Self-Awareness Tips for Successful Leadership

Self-Awareness Tips for Successful Leadership

Self-awareness is more important than one might think.

“How do you plan on using your leadership coaching education?” This question was recently posed to me by the CEO of an executive search and leadership consulting firm. We met while I was taking classes at Northwestern University for a Leadership Coaching Certificate. I explained to her that I started the program with the intent of becoming more effective in helping leaders accelerate their learning and performance; yet, I confessed that I thought the greatest benefit of the program was an increased self-awareness.

She responded excitedly, “If self-awareness is all that you get out of the certification, let that be enough.”  Her reasoning was that when her company sources executives, the first and most important trait they evaluate is self-awareness. In her experience, self-awareness is the number one trait that predicts an executive’s success.

Since that meeting, I have done more reading regarding self-awareness. I came across the book Insight: The Surprising Truth About How Others See Us, How We See Ourselves, and Why the Answers Matter More than We Think by Tasha Eurich. Eurich confirms the executive search CEO’s advice by citing studies with empirical evidence that found: 1) Leaders who are unaware score 36% lower on decision quality, hurt team coordination by 46% and increase conflict by 30%; 2) Companies with large numbers of unaware employees perform worse financially; 3) Leaders with self-awareness are more successful and promotable, and some research indicates it is the greatest predictor of success; and 4) People who score higher on self-awareness are happier.

While self-awareness is important, most of us shy away from personal reflection and asking others for feedback. As leaders, the higher we move up in a leadership role, the more critical it is to become self-aware; however, this self-awareness can be harder to achieve because people are afraid of telling us the truth. So, what can be done?

First, understand that self-awareness is both the ability to know ourselves and how we like to work, and how we come across or impact others. To be truly self-aware, we need to gain insight from ourselves and others.

One simple exercise Eurich recommends is taking 5 minutes at the end of the day to reflect and journal answers to the following questions:

What went well today?

What didn’t go well?

What did I learn today?

How can I apply what I learned to tomorrow?

Over time, we should see trends in our reflections to learn more about the way we like to work, when we are our best and when we were not.

Getting feedback from others is more complex because it takes courage to ask colleagues, bosses and team members for feedback. Yet, if we do not take this step, we may never really get honest feedback from the people at work.

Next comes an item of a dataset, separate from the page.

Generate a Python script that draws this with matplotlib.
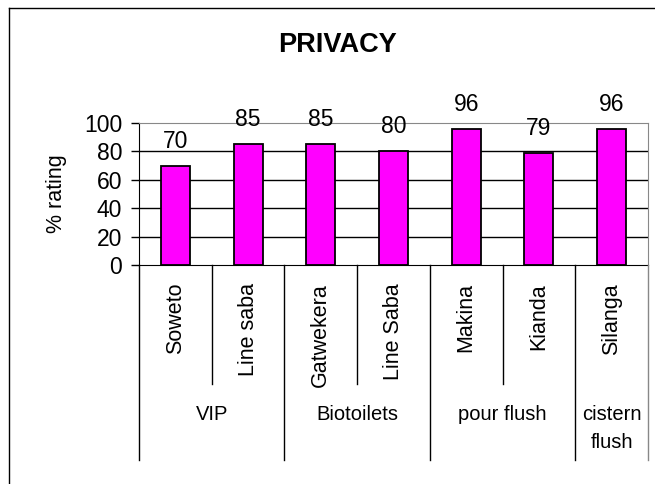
import matplotlib
matplotlib.use("Agg")
import matplotlib.pyplot as plt
from matplotlib.lines import Line2D
from matplotlib.transforms import offset_copy

sites = ["Soweto", "Line saba", "Gatwekera", "Line Saba", "Makina", "Kianda", "Silanga"]
values = [70, 85, 85, 80, 96, 79, 96]
groups = ["VIP", "Biotoilets", "pour flush", "cistern\nflush"]
group_sizes = [2, 2, 2, 1]
yticks = [0, 20, 40, 60, 80, 100]

plt.rcParams['font.family'] = ['Liberation Sans', 'DejaVu Sans']

W, H = 655, 484
fig = plt.figure(figsize=(W / 100, H / 100), dpi=100)

def fx(px):
    return px / W

def fy(py):
    return 1 - py / H

ax_l, ax_r, ax_t, ax_b = 139, 648, 123, 265
ax = fig.add_axes([fx(ax_l), fy(ax_b), fx(ax_r - ax_l), fy(ax_t) - fy(ax_b)])

n = len(sites)
x = list(range(n))
ax.bar(x, values, width=0.4, color="#FF00FF", edgecolor="black", linewidth=1.3, zorder=3)
val_tr = offset_copy(ax.transData, fig=fig, x=0, y=18, units="dots")
for xi, v in zip(x, values):
    ax.text(xi, v, str(v), ha="center", va="baseline", fontsize=16.5, transform=val_tr)

ax.set_xlim(-0.5, n - 0.5)
ax.set_ylim(0, 100)
ax.set_yticks(yticks)
ax.set_yticklabels([str(t) for t in yticks], fontsize=16.5)
ax.set_xticks([])
for t in yticks[1:-1]:
    ax.axhline(t, color="black", linewidth=1, zorder=1)
ax.spines["top"].set_color("#888888")
ax.spines["right"].set_color("#888888")
ax.spines["left"].set_color("black")
ax.spines["bottom"].set_color("black")
ax.tick_params(axis="y", length=6, width=1, pad=6)
ax.set_ylabel("% rating", fontsize=15.5, labelpad=12)

# category labels (rotated)
cat_tr = offset_copy(ax.get_xaxis_transform(), fig=fig, x=0, y=-(283 - ax_b), units="dots")
for xi, s in zip(x, sites):
    ax.text(xi, 0, s, transform=cat_tr, rotation=90,
            ha="center", va="top", fontsize=15.5)

# separators
cat_w = (ax_r - ax_l) / n
bounds_group = [0]
for g in group_sizes:
    bounds_group.append(bounds_group[-1] + g)
for b in range(n + 1):
    xp = ax_l + b * cat_w
    if b in bounds_group:
        y_end = 460
        col = "#888888" if b == n else "black"
    else:
        y_end = 384
        col = "black"
    fig.add_artist(Line2D([fx(xp), fx(xp)], [fy(ax_b), fy(y_end)], color=col, linewidth=1))

# group labels
for i, g in enumerate(groups):
    c = (bounds_group[i] + bounds_group[i + 1]) / 2
    xp = ax_l + c * cat_w
    for j, line in enumerate(g.split("\n")):
        fig.text(fx(xp), fy(414 + 29 * j), line, ha="center", va="center", fontsize=14.5)

# title
fig.text(fx(338), fy(45), "PRIVACY", ha="center", va="center", fontsize=19.5, fontweight="bold")

# outer frame
fig.add_artist(Line2D([fx(9), fx(9)], [fy(8), fy(H + 2)], color="black", linewidth=1))
fig.add_artist(Line2D([fx(9), fx(W + 2)], [fy(8), fy(8)], color="black", linewidth=1))

fig.savefig("out.png", dpi=100)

One recommendation I adopted to gauge my own self-awareness is from Eurich’s book. I found 2 to 3 people at work who I trust to give me honest feedback and asked them specific questions about my leadership style. For example, because one of strengths is collaboration, I occasionally shy away from conflict. Yet, I know I need to speak up in meetings to voice opinions. Eurich recommends taking that hypothesis to a trusted advisor who attended the meeting. To understand how I come across to others, I ask my trusted advisors how they perceived my responses and actions. Asking for this feedback has helped me to be more courageous in speaking up and helped my understanding of how to better present my thoughts without being tied to an opinion.

Self-awareness takes work, and, can initially be a bit painful. Yet, I am reminded of the saying, “No pain, no gain.”